Transcribe every line exactly and omit anything that is a picture.

▶ **DATASET CONTENT**
** START **
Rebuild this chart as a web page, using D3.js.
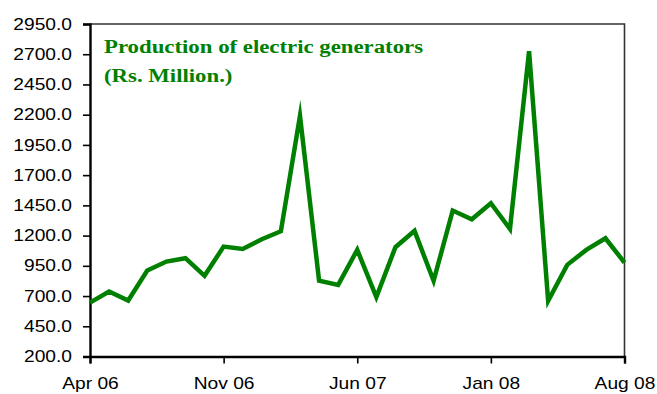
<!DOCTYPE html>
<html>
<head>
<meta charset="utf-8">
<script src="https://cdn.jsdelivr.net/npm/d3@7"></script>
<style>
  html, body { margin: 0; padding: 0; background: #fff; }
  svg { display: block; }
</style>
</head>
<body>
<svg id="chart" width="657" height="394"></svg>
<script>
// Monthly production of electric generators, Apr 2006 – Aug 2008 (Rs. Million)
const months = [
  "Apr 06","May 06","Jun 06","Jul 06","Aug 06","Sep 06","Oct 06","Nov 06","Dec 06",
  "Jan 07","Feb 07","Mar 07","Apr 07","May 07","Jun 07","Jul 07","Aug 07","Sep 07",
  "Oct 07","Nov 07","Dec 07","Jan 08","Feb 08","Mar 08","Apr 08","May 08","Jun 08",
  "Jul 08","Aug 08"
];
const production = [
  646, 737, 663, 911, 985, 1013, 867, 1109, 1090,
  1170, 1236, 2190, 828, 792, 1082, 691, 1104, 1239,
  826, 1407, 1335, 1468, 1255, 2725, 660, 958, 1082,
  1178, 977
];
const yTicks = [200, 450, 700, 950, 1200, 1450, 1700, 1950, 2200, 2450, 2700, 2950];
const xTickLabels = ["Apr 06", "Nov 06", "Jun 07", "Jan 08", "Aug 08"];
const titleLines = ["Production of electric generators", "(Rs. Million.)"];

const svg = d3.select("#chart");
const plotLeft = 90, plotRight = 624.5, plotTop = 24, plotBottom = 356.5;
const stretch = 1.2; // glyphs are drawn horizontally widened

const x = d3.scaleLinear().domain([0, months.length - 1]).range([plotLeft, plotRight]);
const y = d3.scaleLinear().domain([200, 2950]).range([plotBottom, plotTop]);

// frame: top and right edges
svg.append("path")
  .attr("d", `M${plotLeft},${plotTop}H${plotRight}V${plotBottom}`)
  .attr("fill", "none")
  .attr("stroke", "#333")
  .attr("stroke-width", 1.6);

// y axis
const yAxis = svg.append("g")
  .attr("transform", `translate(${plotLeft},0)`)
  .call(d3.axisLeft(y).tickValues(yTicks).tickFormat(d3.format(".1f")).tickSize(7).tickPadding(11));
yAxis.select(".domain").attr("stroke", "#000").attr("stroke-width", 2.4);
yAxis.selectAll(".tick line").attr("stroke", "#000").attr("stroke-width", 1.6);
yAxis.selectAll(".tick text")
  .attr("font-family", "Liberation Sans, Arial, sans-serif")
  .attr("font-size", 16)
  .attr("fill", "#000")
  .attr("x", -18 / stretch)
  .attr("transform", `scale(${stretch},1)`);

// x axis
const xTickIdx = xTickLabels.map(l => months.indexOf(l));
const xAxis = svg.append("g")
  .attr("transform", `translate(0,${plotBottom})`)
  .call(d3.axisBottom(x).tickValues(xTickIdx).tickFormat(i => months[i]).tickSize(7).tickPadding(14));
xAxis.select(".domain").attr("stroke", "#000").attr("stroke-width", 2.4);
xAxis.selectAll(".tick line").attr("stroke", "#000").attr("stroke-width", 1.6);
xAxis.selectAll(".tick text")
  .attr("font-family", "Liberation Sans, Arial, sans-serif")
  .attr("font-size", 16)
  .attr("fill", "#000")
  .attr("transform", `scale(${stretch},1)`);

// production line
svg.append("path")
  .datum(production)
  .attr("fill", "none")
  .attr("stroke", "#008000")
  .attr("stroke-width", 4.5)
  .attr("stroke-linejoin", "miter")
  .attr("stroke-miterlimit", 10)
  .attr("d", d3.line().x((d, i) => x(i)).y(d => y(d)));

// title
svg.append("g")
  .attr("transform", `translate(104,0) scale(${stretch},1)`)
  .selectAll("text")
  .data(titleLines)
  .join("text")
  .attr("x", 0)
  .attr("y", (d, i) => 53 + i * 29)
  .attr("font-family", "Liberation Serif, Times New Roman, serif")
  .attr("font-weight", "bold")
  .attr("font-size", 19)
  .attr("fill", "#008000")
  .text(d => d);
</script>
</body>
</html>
** END **
▶ **EXPECTED ANSWER**
Rebuild this chart as a web page, using D3.js.
<!DOCTYPE html>
<html>
<head>
<meta charset="utf-8">
<script src="https://cdn.jsdelivr.net/npm/d3@7"></script>
<style>
  html, body { margin: 0; padding: 0; background: #fff; }
  svg { display: block; }
</style>
</head>
<body>
<svg id="chart" width="657" height="394"></svg>
<script>
// Monthly production of electric generators, Apr 2006 – Aug 2008 (Rs. Million)
const months = [
  "Apr 06","May 06","Jun 06","Jul 06","Aug 06","Sep 06","Oct 06","Nov 06","Dec 06",
  "Jan 07","Feb 07","Mar 07","Apr 07","May 07","Jun 07","Jul 07","Aug 07","Sep 07",
  "Oct 07","Nov 07","Dec 07","Jan 08","Feb 08","Mar 08","Apr 08","May 08","Jun 08",
  "Jul 08","Aug 08"
];
const production = [
  646, 737, 663, 911, 985, 1013, 867, 1109, 1090,
  1170, 1236, 2190, 828, 792, 1082, 691, 1104, 1239,
  826, 1407, 1335, 1468, 1255, 2725, 660, 958, 1082,
  1178, 977
];
const yTicks = [200, 450, 700, 950, 1200, 1450, 1700, 1950, 2200, 2450, 2700, 2950];
const xTickLabels = ["Apr 06", "Nov 06", "Jun 07", "Jan 08", "Aug 08"];
const titleLines = ["Production of electric generators", "(Rs. Million.)"];

const svg = d3.select("#chart");
const plotLeft = 90, plotRight = 624.5, plotTop = 24, plotBottom = 356.5;
const stretch = 1.2; // glyphs are drawn horizontally widened

const x = d3.scaleLinear().domain([0, months.length - 1]).range([plotLeft, plotRight]);
const y = d3.scaleLinear().domain([200, 2950]).range([plotBottom, plotTop]);

// frame: top and right edges
svg.append("path")
  .attr("d", `M${plotLeft},${plotTop}H${plotRight}V${plotBottom}`)
  .attr("fill", "none")
  .attr("stroke", "#333")
  .attr("stroke-width", 1.6);

// y axis
const yAxis = svg.append("g")
  .attr("transform", `translate(${plotLeft},0)`)
  .call(d3.axisLeft(y).tickValues(yTicks).tickFormat(d3.format(".1f")).tickSize(7).tickPadding(11));
yAxis.select(".domain").attr("stroke", "#000").attr("stroke-width", 2.4);
yAxis.selectAll(".tick line").attr("stroke", "#000").attr("stroke-width", 1.6);
yAxis.selectAll(".tick text")
  .attr("font-family", "Liberation Sans, Arial, sans-serif")
  .attr("font-size", 16)
  .attr("fill", "#000")
  .attr("x", -18 / stretch)
  .attr("transform", `scale(${stretch},1)`);

// x axis
const xTickIdx = xTickLabels.map(l => months.indexOf(l));
const xAxis = svg.append("g")
  .attr("transform", `translate(0,${plotBottom})`)
  .call(d3.axisBottom(x).tickValues(xTickIdx).tickFormat(i => months[i]).tickSize(7).tickPadding(14));
xAxis.select(".domain").attr("stroke", "#000").attr("stroke-width", 2.4);
xAxis.selectAll(".tick line").attr("stroke", "#000").attr("stroke-width", 1.6);
xAxis.selectAll(".tick text")
  .attr("font-family", "Liberation Sans, Arial, sans-serif")
  .attr("font-size", 16)
  .attr("fill", "#000")
  .attr("transform", `scale(${stretch},1)`);

// production line
svg.append("path")
  .datum(production)
  .attr("fill", "none")
  .attr("stroke", "#008000")
  .attr("stroke-width", 4.5)
  .attr("stroke-linejoin", "miter")
  .attr("stroke-miterlimit", 10)
  .attr("d", d3.line().x((d, i) => x(i)).y(d => y(d)));

// title
svg.append("g")
  .attr("transform", `translate(104,0) scale(${stretch},1)`)
  .selectAll("text")
  .data(titleLines)
  .join("text")
  .attr("x", 0)
  .attr("y", (d, i) => 53 + i * 29)
  .attr("font-family", "Liberation Serif, Times New Roman, serif")
  .attr("font-weight", "bold")
  .attr("font-size", 19)
  .attr("fill", "#008000")
  .text(d => d);
</script>
</body>
</html>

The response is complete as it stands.